The 17 lodges are situated in the northern part of the district separated by a highway. Hilda Akech, Nwoya District’s tourism officer, says a few months ago, Shs2.93 billion of revenue was shared among communities neighbouring Murchison Falls Conservation Area. These included Masindi, Buliisa, Nwoya, Oyam and Pakwach districts. UWA gives back 20 percent of its annual park gate revenue collections to the communty to strengthen partnerships for sustainable management of wildlife resources.
Akech says over the years, Nwoya has used its share to construct medical facilities such as Purongo Health Centre III and maternity wards, schools and boreholes.
“While the park embarked on the construction of a 50km electric fence, the progress is slow,” says Akech. She calls for investment in a hospitality management institute to build capacity in Nwoya.
With two hot springs, a number of waterfalls, faith-based attractions, unique and rich cultural experience in form of dance, food and history, Nwoya is one place you should consider visiting soon.
“Besides numerous unique local dishes in Acholi, our traditional dance of Lakaraka and bwola have been embraced across the country. People need to experience the cradle of the Luo art,” she adds.
Aketch says the neighbouring park is of cultural significance to the people of Acholi. “In a spot called Tebitu, it is where Rwot Awich, who defied the British colonialists, began to conduct his administrative roles. It is the birthplace of the Rwots administration. In Acholi, Rwot Kweri is the first conflict resolution centre before we rush to local council (LC),” she says.
A visit to the community in the neighbouring Pakwach District, brought us closer to the heritage of the Luo-speaking people in form of arts, crafts, music and cuisine.

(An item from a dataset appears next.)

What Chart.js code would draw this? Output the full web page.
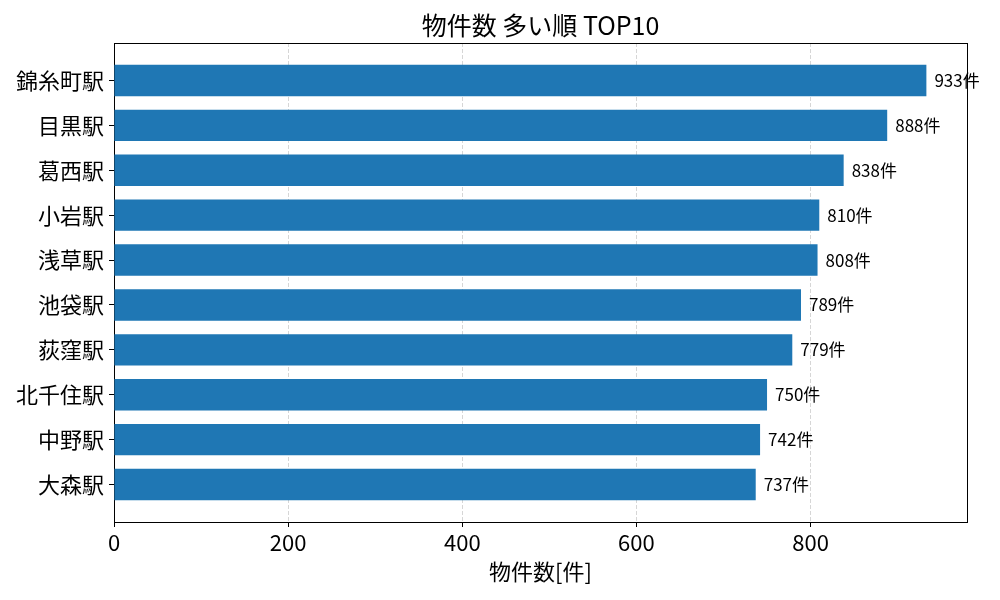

The sale of handicraft items such as walking sticks, mortars, music, knives is largely informal. There is need for government to create market access opportunities for people to realise their potential.
Ornithologists are attracted to Murchison Falls National Park, which is home to more than 400 bird species. Avid birders explore the fragile ecosystem in search of Ovambo Sparrowhawk, a bird-of-prey, the large Pel’s Fishing Owl, the short-legged pranticole, Egyptian plover, red-throated bee-eater and the chunky Puvel’s IIladopisis.
This 70-year-old protected area is yet to reveal all its treasures, if the ongoing oil exploration does not damage the biodiversity hotspot. Early mornings are the best time to see and photograph animals. Lions, leopards, hyenas, buffalos and most of the smaller animals such as civet cats, are most active between dusk and dawn.
The best route for viewing animals is the Buligi Circuit, which includes the Buligi, Victoria Nile, Queens and Albert Nile tracks. After a nutritious lunch, we drove to the top of the spectacular falls.
Through a narrow gap in the rocks and a series of foaming, roaring cascades, we created memories on our way home from the four-day encounter with northern Uganda’s best-kept secret.